Suzuki can trace its two-stroke racing success to one man and a spectacular escape. And he wasn’t Japanese.

German Grand Prix racer Ernst Degner was born Ernst EugenWotzlawek on September 1931 and died September 10 1983.

Degner sensationally defected from East Germany while leading the 1961 125cc World Road Racing Championship with only one race to go, escaping (with his wife and children) from East Germany in the boot of a car.

Importantly he was racing for the East German outfit MZ at the time, and showing the rest of the grand prix world how it should be done.

Bike scribe Mat Oxley’s book ‘Stealing Speed’ covers motorcycling’s most amazing story of espionage.

Pivotal in the timeline of the development of racing two-stroke technology of the time was the 1960 MZ RE125.

This East German road racer was designed by Walter Kaaden, the father of the expansion chamber. Kaaden’s water-cooled, rotary-valve, reverse cylinder design was totally revolutionary and quickly copied by the Japanese subsequent to Degner’s, defection.
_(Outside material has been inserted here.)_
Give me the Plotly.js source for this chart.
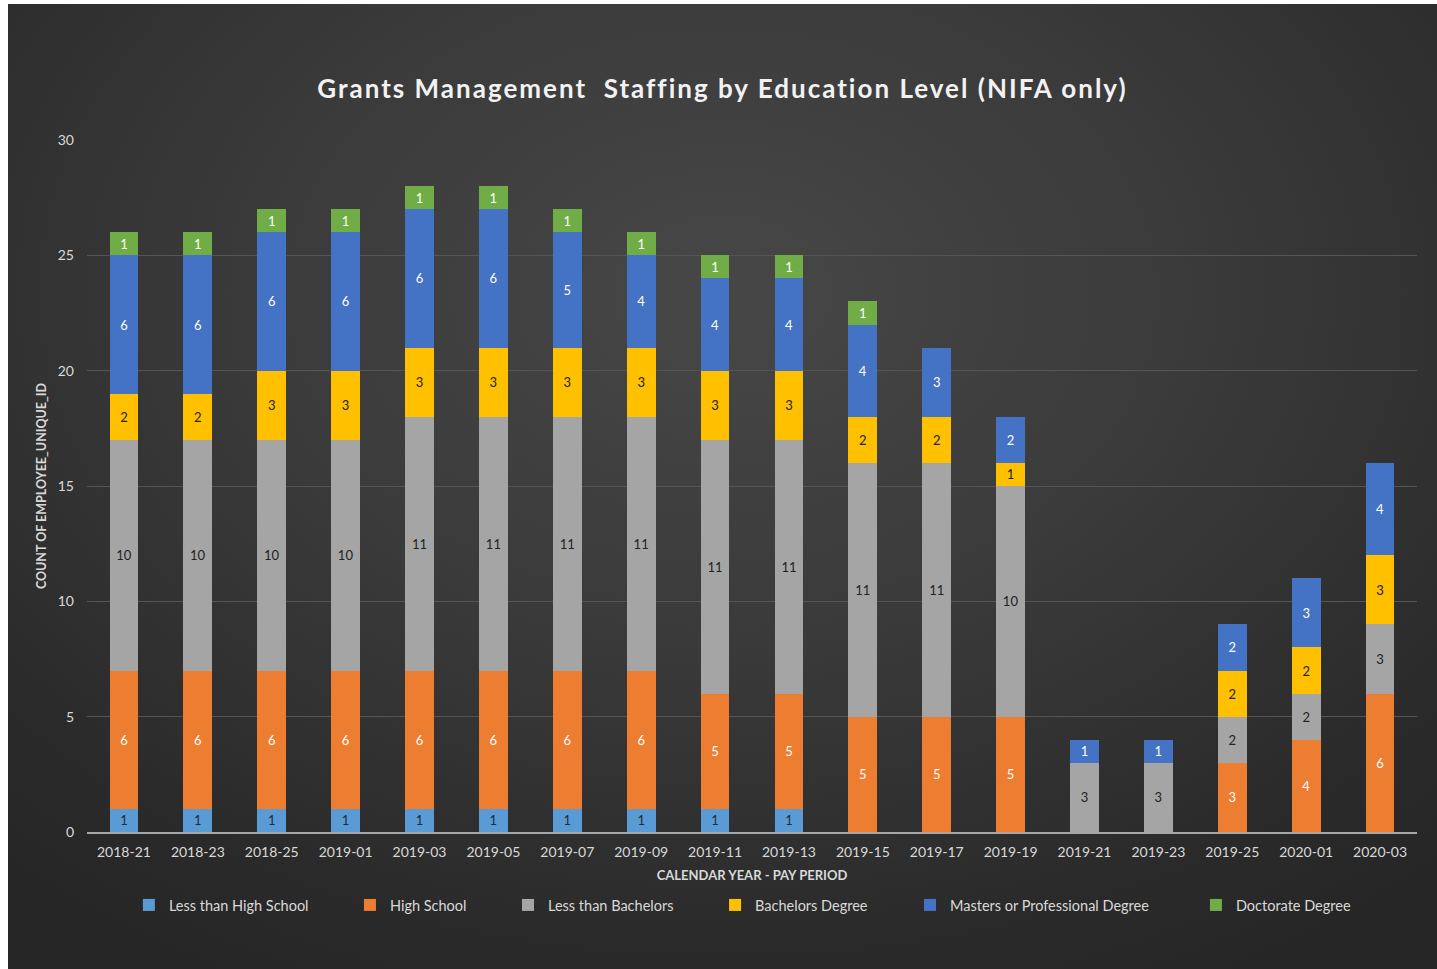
<!DOCTYPE html>
<html>
<head>
<meta charset="utf-8">
<script src="https://cdn.plot.ly/plotly-3.0.1.min.js"></script>
<style>
  html, body { margin: 0; padding: 0; background: #ffffff; width: 1437px; height: 969px; overflow: hidden; }
  #chart {
    position: absolute; left: 8px; top: 4px; width: 1429px; height: 965px;
    background: radial-gradient(ellipse 75% 80% at 50% 30%, #474747 0%, #3a3a3a 45%, #2a2a2a 85%, #262626 100%);
  }
  .gtitle { letter-spacing: 2px; }
</style>
</head>
<body>
<div id="chart"></div>
<script>
const periods = ["2018-21","2018-23","2018-25","2019-01","2019-03","2019-05","2019-07","2019-09","2019-11","2019-13","2019-15","2019-17","2019-19","2019-21","2019-23","2019-25","2020-01","2020-03"];

const lessThanHighSchool = [1,1,1,1,1,1,1,1,1,1,null,null,null,null,null,null,null,null];
const highSchool         = [6,6,6,6,6,6,6,6,5,5,5,5,5,null,null,3,4,6];
const lessThanBachelors  = [10,10,10,10,11,11,11,11,11,11,11,11,10,3,3,2,2,3];
const bachelorsDegree    = [2,2,3,3,3,3,3,3,3,3,2,2,1,null,null,2,2,3];
const mastersDegree      = [6,6,6,6,6,6,5,4,4,4,4,3,2,1,1,2,3,4];
const doctorateDegree    = [1,1,1,1,1,1,1,1,1,1,1,null,null,null,null,null,null,null];

const seriesNames = ["Less than High School","High School","Less than Bachelors","Bachelors Degree","Masters or Professional Degree","Doctorate Degree"];
const seriesValues = [lessThanHighSchool, highSchool, lessThanBachelors, bachelorsDegree, mastersDegree, doctorateDegree];
const seriesColors = ["#5b9bd5","#ed7d31","#a5a5a5","#ffc000","#4472c4","#70ad47"];
const labelColors  = ["#1f2a3a","#ffffff","#222222","#222222","#ffffff","#ffffff"];

const FONT = "Lato, 'Open Sans', sans-serif";
// legend item positions (container fraction)
const legendX = [0.0846, 0.2393, 0.3499, 0.4948, 0.6312, 0.8313];

const traces = seriesNames.map((name, i) => ({
  type: "bar",
  name: name,
  x: periods,
  y: seriesValues[i],
  marker: { color: seriesColors[i], line: { width: 0 } },
  text: seriesValues[i].map(v => v == null ? "" : String(v)),
  textposition: "inside",
  insidetextanchor: "middle",
  textangle: 0,
  constraintext: "none",
  textfont: { family: FONT, size: 13, color: labelColors[i] },
  hoverinfo: "x+y+name",
  legend: i === 0 ? "legend" : "legend" + (i + 1)
}));

const legendBase = {
  orientation: "h",
  xref: "container", yref: "container",
  xanchor: "left", yanchor: "middle",
  y: 1 - 901/965,
  bgcolor: "rgba(0,0,0,0)",
  borderwidth: 0,
  itemwidth: 30,
  font: { family: FONT, size: 14.5, color: "#d9d9d9" }
};

const layout = {
  width: 1429, height: 965,
  paper_bgcolor: "rgba(0,0,0,0)",
  plot_bgcolor: "rgba(0,0,0,0)",
  margin: { l: 79, r: 20, t: 136, b: 137 },
  barmode: "stack",
  bargap: 0.61,
  font: { family: FONT, color: "#d9d9d9" },
  title: {
    text: "Grants Management  Staffing by Education Level (NIFA only)",
    font: { family: FONT, size: 26, color: "#f2f2f2", weight: "bold" },
    x: 0.5, xanchor: "center",
    yref: "container", y: 1 - 85/965, yanchor: "middle"
  },
  xaxis: {
    type: "category",
    showgrid: false,
    showline: true, linecolor: "#a6a6a6", linewidth: 1.5,
    ticks: "",
    ticklabelstandoff: 6,
    tickfont: { family: FONT, size: 14, color: "#d9d9d9" },
    title: { text: "CALENDAR YEAR - PAY PERIOD", standoff: 12,
             font: { family: FONT, size: 13, color: "#d9d9d9", weight: "bold" } },
    automargin: false
  },
  yaxis: {
    range: [0, 30], dtick: 5,
    showgrid: true, gridcolor: "#555555", gridwidth: 1,
    zeroline: false, showline: false,
    ticks: "",
    ticklabelstandoff: 12,
    tickfont: { family: FONT, size: 14, color: "#d9d9d9" },
    title: { text: "COUNT OF EMPLOYEE_UNIQUE_ID", standoff: 8,
             font: { family: FONT, size: 12.5, color: "#d9d9d9", weight: "bold" } },
    automargin: false
  },
  showlegend: true
};

layout.legend = Object.assign({}, legendBase, { x: legendX[0] });
for (let i = 1; i < 6; i++) {
  layout["legend" + (i + 1)] = Object.assign({}, legendBase, { x: legendX[i] });
}

Plotly.newPlot("chart", traces, layout, { displayModeBar: false, staticPlot: false });
</script>
</body>
</html>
You see, Degner had a complete set of Kaaden’s secrets and MZ’s rivals would do anything to get a decent look at his visionary developments.

Suzuki immediately pounced on Degner and signed him to the factory.

Degner arrived at the Suzuki factory in Hamamatsu, Japan, under the pseudonym of Eugene Muller, taking with him some MZ parts (cylinder, piston, crankshaft and rotary-valve) plus some blueprints. Degner reportedly shared most of Kaaden’s ideas with Suzuki.

This paved the way for the Japanese domination of small displacement motorcycle racing in the following decades.

So. If Ernst hadn’t made it out? Well, Japanese two-stroke racing success may well have never happened. Big, huh?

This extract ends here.